6.8.5
In geval van een stroomoverslag gelden volgende regels:
- kabine niet verlaten,
- buitenstaanders voor het naderen of het aantasten van de machine waarschuwen,
- wanneer mogelijk de machine uit de gevaarlijke zone brengen,
- opdracht geven de stroom uit te schakelen,
- de machine verlaten, nadat de stroom van de aangeraakte/beschadigde leiding is uitgeschakeld .
6.9
Weken ondergronds en in gesloten ruimten
Worden grondverzetmachines ondergronds of in gesloten ruimten ingezet, moet voor voldoende
luchtverversing worden gezorgd en de daarvoor geldende voorschriften gerespekteerd.
6.10
Werkonderbrekingen
6.10.1
Bij werkpauze en werkeinde moet de machinist de grondverzetmachine op dragbare bodem
plaatsen en tegen verplaatsing verzekeren. de werkvoorrichting is zo te stutten en te zekeren dat
een beweging onmogelijk is.
6.10.2
Is de werkvoorrichting niet afgestuut, mag de machinist de grondverzetmachine niet verlaten.
6.10.3
Grondverzetmachines zouden slechts daar afgesteld worden, waar deze geen hindernis zijn voor het
openbaar verkeer, werkverkeer enz.. Eventueel afbaken door waarschuwingstekens zoals
gevarendriehoek, signaalband, flikkerlicht
of knipperlicht.
6.10.4
Bij het verlaten van de kabine moet de machinist alle bedieningsorganen op nulstand brengen en de
remmen vaststellen.
6.10.5
Verlaat de machinist de grondverzetmachine, moet hij de aandrijfsmotoren stilleggen en tegen
onbevoegd in gang zetten, zekeren.
6.11
Hijsen
6.11.1
Door hijsen wordt verstaan, het heffen, transporteren en aflaten van lasten door middel van een kabel
of ketting, waarbij voor het aanhangen of lossen van de last de hulp van personen nodig is.

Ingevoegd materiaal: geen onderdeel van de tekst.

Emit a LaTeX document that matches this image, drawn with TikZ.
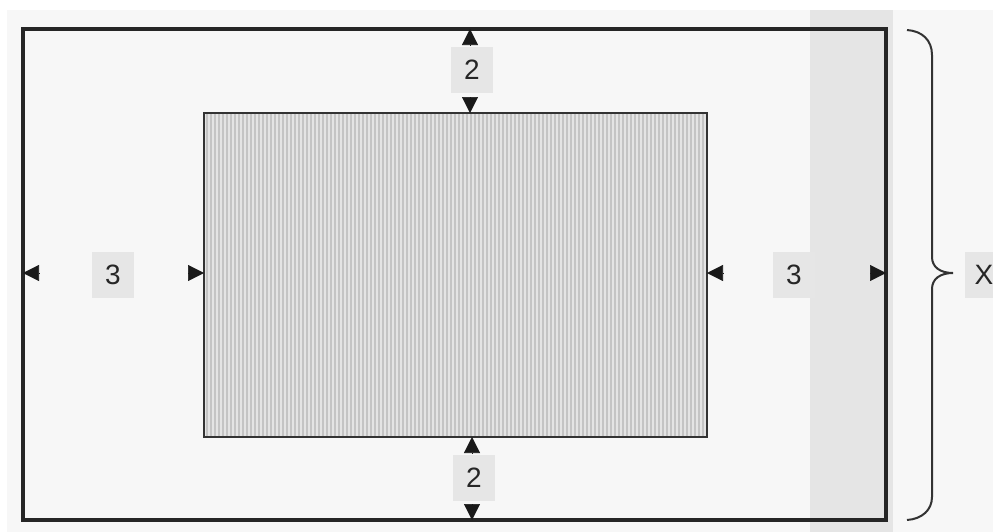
\documentclass[tikz,border=0pt]{standalone}
\usepackage{fontspec}
\setmainfont{Liberation Sans}
\usetikzlibrary{arrows.meta}

\definecolor{paper}{RGB}{247,247,247}
\definecolor{band}{RGB}{229,229,229}
\definecolor{tag}{RGB}{230,230,230}
\definecolor{ridge}{RGB}{196,196,196}
\definecolor{ridgefill}{RGB}{228,228,228}

\tikzset{
  numtag/.style={fill=tag, inner sep=0pt, minimum width=32pt, minimum height=35pt,
    font=\fontsize{21}{25}\selectfont, text=black!85},
  tip/.style={-{Triangle[length=12pt,width=12pt]}, line width=0.4pt, black!90},
}

\begin{document}
\begin{tikzpicture}[x=0.75pt,y=0.75pt,yscale=-1,xscale=1]
\useasboundingbox (0,0) rectangle (993,532);
\clip (0,0) rectangle (993,532);

%Shape: Rectangle [paper]
\fill [paper] (7,10) rectangle (993,532);
%Shape: Rectangle [band]
\fill [band] (810,10) rectangle (893,532);

%Shape: Rectangle [outer frame]
\draw [line width=2.3pt, color=black!85] (23,29) rectangle (886,520);
\coordinate (outT) at (470,29);
\coordinate (outB) at (472,520);
\coordinate (outL) at (23,273);
\coordinate (outR) at (886,273);

%Shape: Rectangle [inner block]
\fill [ridgefill] (204,113) rectangle (707,437);
\foreach \i in {207,211,...,705}
  \draw [ridge, line width=1.1pt] (\i,114) -- (\i,436);
\draw [line width=1.6pt, color=black!80] (204,113) rectangle (707,437);
\coordinate (inT) at (470,113);
\coordinate (inB) at (472,437);
\coordinate (inL) at (204,273);
\coordinate (inR) at (707,273);

% Text Node
\node [numtag] (topgap) at (472,70) {2};
% Text Node
\node [numtag] (botgap) at (474,478) {2};
% Text Node
\node [numtag] (leftgap) at (113,275) {3};
% Text Node
\node [numtag] (rightgap) at (794,275) {3};
% Text Node
\node [numtag, minimum width=28pt, anchor=west] (total) at (965,275) {X};

%Arrow heads (shaft as long as the tip)
\coordinate (outTb) at (470,45);
\coordinate (inTb) at (470,97);
\coordinate (inBb) at (472,453);
\coordinate (outBb) at (472,504);
\coordinate (outLb) at (39,273);
\coordinate (inLb) at (188,273);
\coordinate (inRb) at (723,273);
\coordinate (outRb) at (870,273);
\draw [tip] (outTb) -- (outT);
\draw [tip] (inTb) -- (inT);
\draw [tip] (inBb) -- (inB);
\draw [tip] (outBb) -- (outB);
\draw [tip] (outLb) -- (outL);
\draw [tip] (inLb) -- (inL);
\draw [tip] (inRb) -- (inR);
\draw [tip] (outRb) -- (outR);

%Curve Lines [brace]
\draw [line width=1.5pt, color=black!80] (907,30) .. controls (922,31) and (932,40) .. (932,55) -- (932,257)
  .. controls (932,267) and (940,273) .. (953,273)
  .. controls (940,273) and (932,279) .. (932,289) -- (932,497)
  .. controls (932,510) and (922,519) .. (907,520);

\end{tikzpicture}
\end{document}
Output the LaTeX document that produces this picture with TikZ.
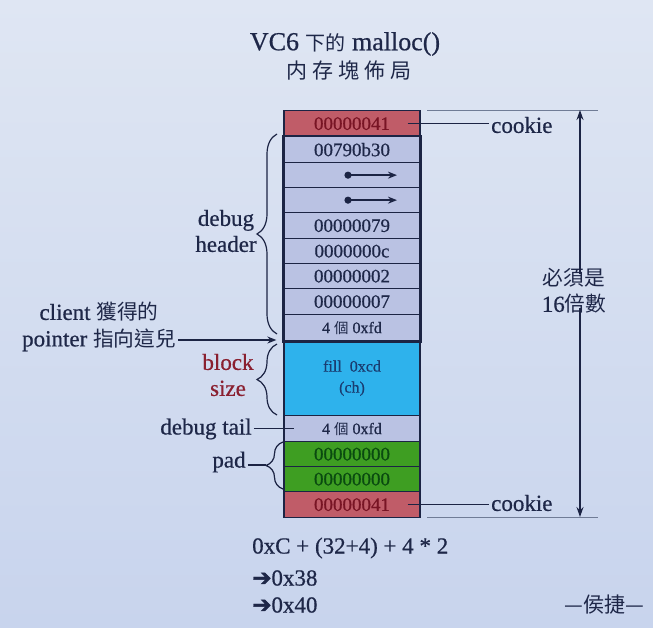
\documentclass[tikz,border=0pt]{standalone}
\usepackage{fontspec}
\setmainfont{Liberation Serif}[FakeBold=0.6]
\newfontfamily\cjkf{Noto Sans CJK TC}
\newfontfamily\cjks[Scale=0.9]{Noto Sans CJK TC}
\newfontfamily\symf{DejaVu Sans}[FakeBold=2]
\newcommand\zh[1]{{\cjks #1}}
\usetikzlibrary{decorations.pathreplacing,arrows.meta,calc}
\definecolor{bgtop}{RGB}{223,230,243}
\definecolor{bgbot}{RGB}{200,212,237}
\definecolor{navy}{RGB}{28,36,68}
\definecolor{ink}{RGB}{30,39,72}
\definecolor{cookiefill}{RGB}{192,92,104}
\definecolor{cookieink}{RGB}{120,20,36}
\definecolor{lav}{RGB}{186,194,227}
\definecolor{bluefill}{RGB}{46,178,236}
\definecolor{blueink}{RGB}{26,60,112}
\definecolor{greenfill}{RGB}{62,158,34}
\definecolor{greenink}{RGB}{10,74,16}
\definecolor{bsred}{RGB}{138,32,48}
\definecolor{dimgray}{RGB}{112,124,150}
\begin{document}
\begin{tikzpicture}[x=1pt,y=-1pt,
  cell/.style={draw=navy, line width=1.3pt, minimum width=136pt, inner sep=0pt,
    anchor=north, font=\fontsize{19}{22}\selectfont, text=ink},
  small/.style={font=\fontsize{16}{21}\selectfont},
  lab/.style={font=\fontsize{23}{26}\selectfont, text=ink, inner sep=2pt},
  leader/.style={draw=navy, line width=1.2pt},
  bracestyle/.style={draw=navy, line width=1.2pt, decorate},
  ptr/.style={draw=navy, line width=1.5pt, -{Stealth[length=9pt,width=7pt]}},
  dimline/.style={draw=dimgray, line width=0.9pt},
  dimarrow/.style={draw=navy, line width=1.3pt, -{Stealth[length=10pt,width=7pt]}}
]
\useasboundingbox (0,0) rectangle (653,627);
\shade[top color=bgtop, bottom color=bgbot] (0,0) rectangle (653,627);

% title
\node[text=ink] (t1) at (345,44) {\fontsize{26}{30}\selectfont VC6 {\fontsize{20}{22}\selectfont\cjkf 下的} malloc()};
\node[text=ink] (t2) at (349,71) {\fontsize{21}{24}\selectfont\cjkf\addfontfeature{LetterSpace=24}内存塊佈局};

% memory block
\node[cell, fill=cookiefill, text=cookieink, minimum height=26pt] (c1) at (352,110) {00000041};
\node[cell, fill=lav, minimum height=26pt] (h1) at (352,136) {00790b30};
\node[cell, fill=lav, minimum height=25pt] (h2) at (352,162) {};
\node[cell, fill=lav, minimum height=25pt] (h3) at (352,187) {};
\node[cell, fill=lav, minimum height=26pt] (h4) at (352,212) {00000079};
\node[cell, fill=lav, minimum height=25pt] (h5) at (352,238) {0000000c};
\node[cell, fill=lav, minimum height=25pt] (h6) at (352,263) {00000002};
\node[cell, fill=lav, minimum height=26pt] (h7) at (352,288) {00000007};
\node[cell, fill=lav, minimum height=26pt, small] (h8) at (352,314) {4 \zh{個} 0xfd};
\node[cell, fill=bluefill, text=blueink, minimum height=75pt, small, align=center] (blk) at (352,340) {fill\ \ 0xcd\\(ch)};
\node[cell, fill=lav, minimum height=26pt, small] (tl) at (352,415) {4 \zh{個} 0xfd};
\node[cell, fill=greenfill, text=greenink, minimum height=25pt] (p1) at (352,441) {00000000};
\node[cell, fill=greenfill, text=greenink, minimum height=25pt] (p2) at (352,466) {00000000};
\node[cell, fill=cookiefill, text=cookieink, minimum height=26pt] (c2) at (352,491) {00000041};
\draw[navy, line width=2.6pt] (h1.north west) rectangle (h8.south east);

% pointer arrows in rows
\fill[navy] ([xshift=-4pt]h2.center) circle (3.6pt);
\draw[ptr] ([xshift=-4pt]h2.center) -- ([xshift=45pt]h2.center);
\fill[navy] ([xshift=-4pt]h3.center) circle (3.6pt);
\draw[ptr] ([xshift=-4pt]h3.center) -- ([xshift=45pt]h3.center);

% cookies
\node[lab, anchor=west] (ck1) at (489,125) {cookie};
\node[lab, anchor=west] (ck2) at (489,503) {cookie};
\draw[leader] ([xshift=-13pt]c1.east) -- (c1.east -| ck1.west);
\draw[leader] ([xshift=-13pt]c2.east) -- (c2.east -| ck2.west);

% dimension
\coordinate (dtl) at (427,110); \coordinate (dtr) at (598,110);
\coordinate (dbl) at (427,517); \coordinate (dbr) at (598,517);
\coordinate (dt) at (580,110); \coordinate (db) at (580,517);
\draw[dimline] (dtl) -- (dtr);
\draw[dimline] (dbl) -- (dbr);
\node[lab, align=center, inner sep=0pt] (dim) at (574,291) {\zh{必須是}\\16\zh{倍數}};
\draw[dimarrow] ([yshift=-6pt]dim.north -| dt) -- (dt);
\draw[dimarrow] ([yshift=6pt]dim.south -| db) -- (db);

% left labels
\node[lab, align=center] (dh) at (226,231) {debug\\header};
\draw[bracestyle, decoration={brace, amplitude=20pt}] (277,334) -- (277,134);

\node[lab] (cp1) at (99,312) {client \zh{獲得的}};
\node[lab] (cp2) at (99,340) {pointer \zh{指向這兒}};
\coordinate (ptip) at ([xshift=-7pt]blk.north west);
\draw[ptr] (cp2.east |- ptip) -- (ptip);

\node[lab, text=bsred, align=center] (bs) at (228,375) {block\\size};
\draw[bracestyle, decoration={brace, amplitude=20pt}] (277,415) -- (277,344);

\node[lab] (dtail) at (206,429) {debug tail};
\draw[leader] (dtail.east |- tl.west) -- ([xshift=11pt]tl.west);

\node[lab] (pad) at (229,462) {pad};
\draw[bracestyle, decoration={brace, amplitude=17pt}] (283,489) -- (283,442);
\coordinate (padtip) at (266,465);
\draw[leader] (pad.east |- padtip) -- (padtip);

% formula
\node[lab, anchor=west] (f1) at (250,548) {0xC + (32+4) + 4 * 2};
\node[lab, anchor=west] (f2) at (250,578) {{\symf\fontsize{23}{24}\selectfont ➔}0x38};
\node[lab, anchor=west] (f3) at (250,605) {{\symf\fontsize{23}{24}\selectfont ➔}0x40};
\node[text=ink] (author) at (604,605) {\fontsize{21}{24}\selectfont\cjkf —侯捷—};
\end{tikzpicture}
\end{document}
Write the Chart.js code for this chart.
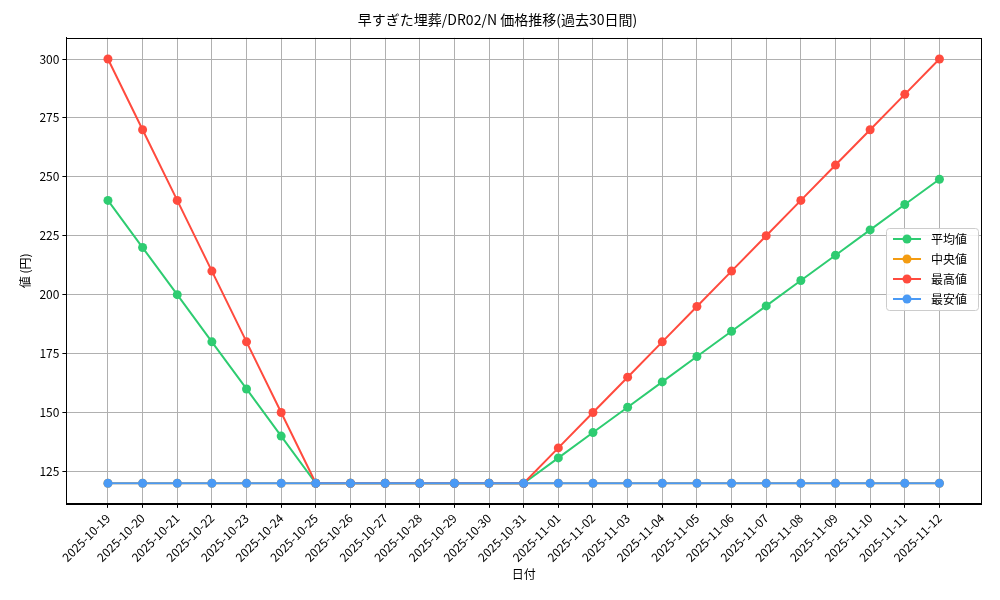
<!DOCTYPE html>
<html><head><meta charset="utf-8">
<script src="https://cdn.jsdelivr.net/npm/chart.js@4/dist/chart.umd.min.js"></script>
<style>body{margin:0;background:#fff}#wrap{width:1000px;height:600px}</style>
</head><body><div id="wrap"><canvas id="c"></canvas></div>
<script>
const dates = ['2025-10-19','2025-10-20','2025-10-21','2025-10-22','2025-10-23','2025-10-24','2025-10-25','2025-10-26','2025-10-27','2025-10-28','2025-10-29','2025-10-30','2025-10-31','2025-11-01','2025-11-02','2025-11-03','2025-11-04','2025-11-05','2025-11-06','2025-11-07','2025-11-08','2025-11-09','2025-11-10','2025-11-11','2025-11-12'];
const avgVals = [240,220,200,180,160,140,120,120,120,120,120,120,120,130.75,141.5,152.25,163,173.75,184.5,195.25,206,216.75,227.5,238.25,249];
const medVals = [120,120,120,120,120,120,120,120,120,120,120,120,120,120,120,120,120,120,120,120,120,120,120,120,120];
const maxVals = [300,270,240,210,180,150,120,120,120,120,120,120,120,135,150,165,180,195,210,225,240,255,270,285,300];
const minVals = [120,120,120,120,120,120,120,120,120,120,120,120,120,120,120,120,120,120,120,120,120,120,120,120,120];
const yTicks = [125,150,175,200,225,250,275,300];
const FONT = '"Noto Sans CJK JP", sans-serif';

const series = [
  {label:'平均値', data:avgVals, color:'#2ecc71'},
  {label:'中央値', data:medVals, color:'#f39c12'},
  {label:'最高値', data:maxVals, color:'#ff4b3e'},
  {label:'最安値', data:minVals, color:'#4a9af5'}
];

const legendPlugin = {
  id:'legendBox',
  afterDraw(chart){
    const ctx = chart.ctx, a = chart.chartArea;
    ctx.save();
    ctx.strokeStyle = '#000'; ctx.lineWidth = 1;
    ctx.strokeRect(Math.round(a.left)+0.5, Math.round(a.top)+0.5, Math.round(a.right-a.left), Math.round(a.bottom-a.top));
    const x = 886, y = 228, w = 92, h = 82;
    ctx.fillStyle = 'rgba(255,255,255,0.85)';
    ctx.strokeStyle = '#ccc';
    ctx.beginPath(); ctx.roundRect(x+0.5, y+0.5, w, h, 3); ctx.fill(); ctx.stroke();
    ctx.font = '12px ' + FONT; ctx.textBaseline = 'middle';
    series.forEach((s,i)=>{
      const yy = y + 11 + i*20;
      ctx.strokeStyle = s.color; ctx.lineWidth = 2;
      ctx.beginPath(); ctx.moveTo(x+7, yy); ctx.lineTo(x+35, yy); ctx.stroke();
      ctx.fillStyle = s.color; ctx.beginPath(); ctx.arc(x+21, yy, 4.5, 0, Math.PI*2); ctx.fill();
      ctx.fillStyle = '#000'; ctx.fillText(s.label, x+45, yy);
    });
    ctx.restore();
  }
};

const order = [2,3,1,0];
new Chart(document.getElementById('c'), {
  type:'line',
  data:{datasets: series.map((s,i)=>({
    label:s.label, data:s.data.map((v,j)=>({x:j,y:v})),
    borderColor:s.color, backgroundColor:s.color, borderWidth:2,
    pointRadius:4.5, pointHoverRadius:4.5, pointBorderWidth:0, order:order[i]
  }))},
  plugins:[legendPlugin],
  options:{
    responsive:true, maintainAspectRatio:false, animation:false,
    layout:{padding:{left:14,right:19,top:7,bottom:14}},
    plugins:{legend:{display:false}, tooltip:{enabled:false},
      title:{display:true, text:'早すぎた埋葬/DR02/N 価格推移(過去30日間)', color:'#000', font:{family:FONT,size:14,weight:'normal'}, padding:{top:4,bottom:10}}},
    scales:{
      x:{type:'linear', min:-1.2, max:25.2,
        afterBuildTicks(a){a.ticks = dates.map((d,i)=>({value:i}));},
        ticks:{autoSkip:false, maxRotation:45, minRotation:45, color:'#000', font:{family:FONT,size:12}, callback:v=>dates[v]},
        grid:{color:'#b0b0b0', drawTicks:true, tickLength:4, tickColor:'#000'},
        border:{color:'#000'},
        title:{display:true, text:'日付', color:'#000', font:{family:FONT,size:12}, padding:{top:0}}},
      y:{min:111.25, max:309,
        afterBuildTicks(a){a.ticks = yTicks.map(v=>({value:v}));},
        ticks:{color:'#000', font:{family:FONT,size:12}},
        grid:{color:'#b0b0b0', tickLength:4, tickColor:'#000'},
        border:{color:'#000'},
        title:{display:true, text:'値 (円)', color:'#000', font:{family:FONT,size:12}}}
    }
  }
});
</script></body></html>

Dat is bijvoorbeeld het heffen en aflaten van buizen, schachtringen en reservoirs, met
grondverzetmachines.
6.11.2
Grondverzetmachines mogen alleen als hijstoestel worden ingezet, wanneer de voorgeschreven
veiligheidsinrichtingen zijn geinstalleerd en functioneren.
Deze zijn bij graafmachines:
- zekere aanslagmogelijhkheid van het draagmiddel,
- draaglasttabellen
en bijkomend bij graafmachines met een toelaatbare draaglast van meer als 1.000 kg en
een kiepmoment van meer als 40.000 Nm:
- overlastwaarschuwingsinrichting,
- zekeringen tegen leidingsbreuk aan de giekcilinder (hefcilinder).